— begin Dataset section —
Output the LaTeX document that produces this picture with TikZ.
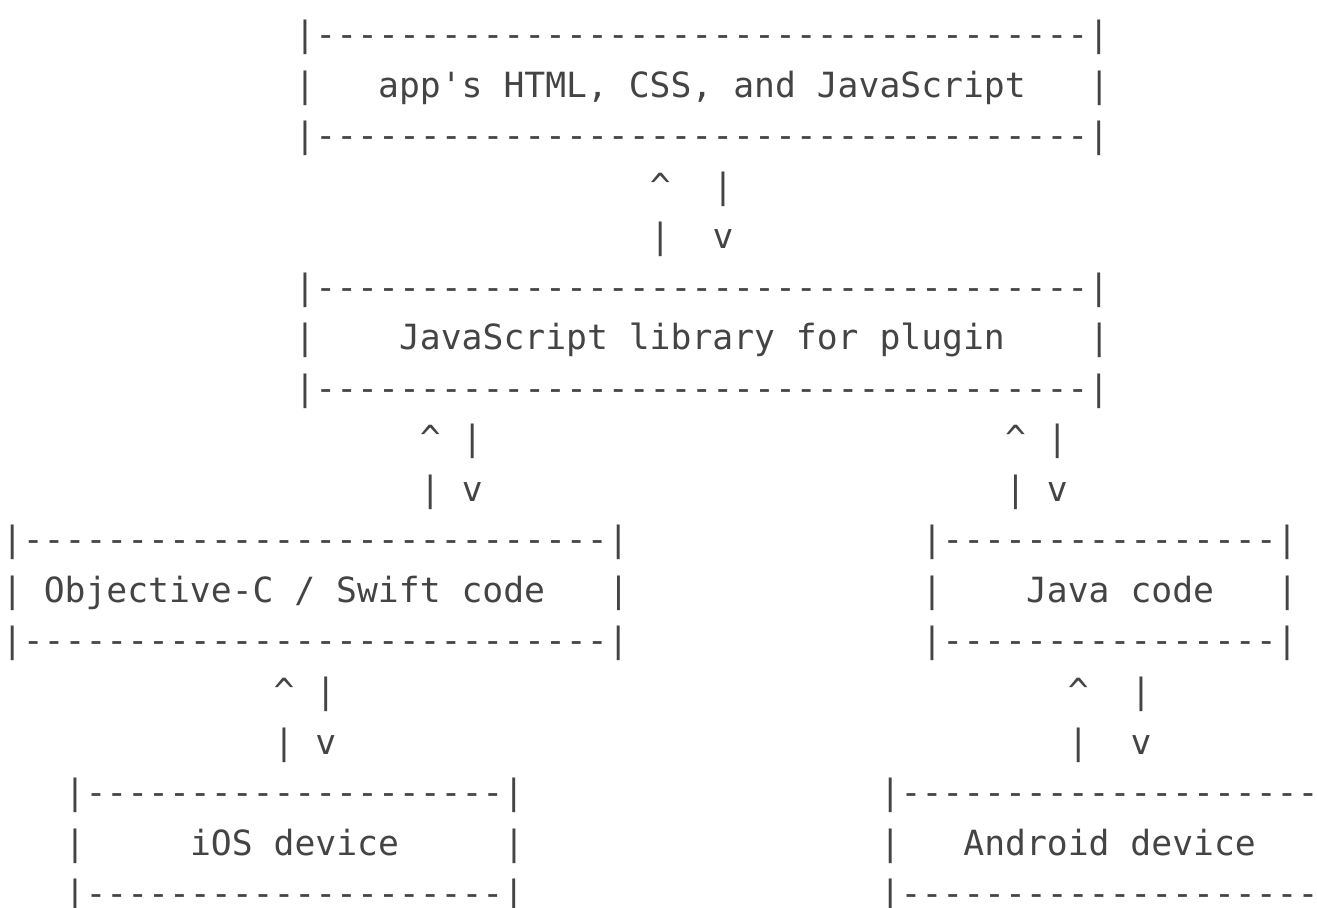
\documentclass[tikz,border=0pt]{standalone}
\usepackage{fontspec}
\setmonofont{DejaVu Sans Mono}
\definecolor{asciigray}{RGB}{68,68,68}
\tikzset
{
	ascii/.style={font=\ttfamily\fontsize{17.35pt}{25.25pt}\selectfont,text=asciigray,inner sep=0pt,anchor=base west}
}
\newcommand\dashrow[1]{|\foreach\i in {1,...,#1}{-}|}

\begin{document}
\begin{tikzpicture}[x=10.45pt,y=-25.25pt]
		% frame
		\useasboundingbox (0pt,0pt) rectangle (658.5pt,-454pt);
		\clip (0pt,0pt) rectangle (658.5pt,-454pt);
		\begin{scope}[shift={(0.78pt,-23.5pt)}]
			% top and bottom rules of the boxes
			\foreach\c/\r/\n in {14/0/37,14/2/37,14/5/37,14/7/37,0/10/28,0/12/28,44/10/16,44/12/16,3/15/20,3/17/20,42/15/20,42/17/20}
			\node[ascii] (rule\c-\r) at (\c,\r) {\dashrow{\n}};
			% box sides
			\foreach\c/\r in {14/1,52/1,14/6,52/6,0/11,29/11,44/11,61/11,3/16,24/16,42/16,63/16}
			\node[ascii] (side\c-\r) at (\c,\r) {|};
			% labels
			\node[ascii] (app) at (18,1) {app's HTML, CSS, and JavaScript};
			\node[ascii] (jslib) at (19,6) {JavaScript library for plugin};
			\node[ascii] (objc) at (2,11) {Objective-C / Swift code};
			\node[ascii] (java) at (49,11) {Java code};
			\node[ascii] (ios) at (9,16) {iOS device};
			\node[ascii] (android) at (46,16) {Android device};
			% up / down arrows
			\foreach\u/\d/\r in {31/34/3,20/22/8,48/50/8,13/15/13,51/54/13}
			{
				\node[ascii] (up\u-\r) at (\u,\r) {\textasciicircum};
				\node[ascii] (upbar\u-\r) at (\u,\r+1) {|};
				\node[ascii] (downbar\d-\r) at (\d,\r) {|};
				\node[ascii] (down\d-\r) at (\d,\r+1) {v};
			}
		\end{scope}
	\end{tikzpicture}
\end{document}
— end Dataset section —
Exercise aim: Pictures in the data above should not be copied; transcribe everything else exactly.

Solution to the exercise:
Output the LaTeX document that produces this picture with TikZ.
\documentclass[tikz,border=0pt]{standalone}
\usepackage{fontspec}
\setmonofont{DejaVu Sans Mono}
\definecolor{asciigray}{RGB}{68,68,68}
\tikzset
{
	ascii/.style={font=\ttfamily\fontsize{17.35pt}{25.25pt}\selectfont,text=asciigray,inner sep=0pt,anchor=base west}
}
\newcommand\dashrow[1]{|\foreach\i in {1,...,#1}{-}|}

\begin{document}
\begin{tikzpicture}[x=10.45pt,y=-25.25pt]
		% frame
		\useasboundingbox (0pt,0pt) rectangle (658.5pt,-454pt);
		\clip (0pt,0pt) rectangle (658.5pt,-454pt);
		\begin{scope}[shift={(0.78pt,-23.5pt)}]
			% top and bottom rules of the boxes
			\foreach\c/\r/\n in {14/0/37,14/2/37,14/5/37,14/7/37,0/10/28,0/12/28,44/10/16,44/12/16,3/15/20,3/17/20,42/15/20,42/17/20}
			\node[ascii] (rule\c-\r) at (\c,\r) {\dashrow{\n}};
			% box sides
			\foreach\c/\r in {14/1,52/1,14/6,52/6,0/11,29/11,44/11,61/11,3/16,24/16,42/16,63/16}
			\node[ascii] (side\c-\r) at (\c,\r) {|};
			% labels
			\node[ascii] (app) at (18,1) {app's HTML, CSS, and JavaScript};
			\node[ascii] (jslib) at (19,6) {JavaScript library for plugin};
			\node[ascii] (objc) at (2,11) {Objective-C / Swift code};
			\node[ascii] (java) at (49,11) {Java code};
			\node[ascii] (ios) at (9,16) {iOS device};
			\node[ascii] (android) at (46,16) {Android device};
			% up / down arrows
			\foreach\u/\d/\r in {31/34/3,20/22/8,48/50/8,13/15/13,51/54/13}
			{
				\node[ascii] (up\u-\r) at (\u,\r) {\textasciicircum};
				\node[ascii] (upbar\u-\r) at (\u,\r+1) {|};
				\node[ascii] (downbar\d-\r) at (\d,\r) {|};
				\node[ascii] (down\d-\r) at (\d,\r+1) {v};
			}
		\end{scope}
	\end{tikzpicture}
\end{document}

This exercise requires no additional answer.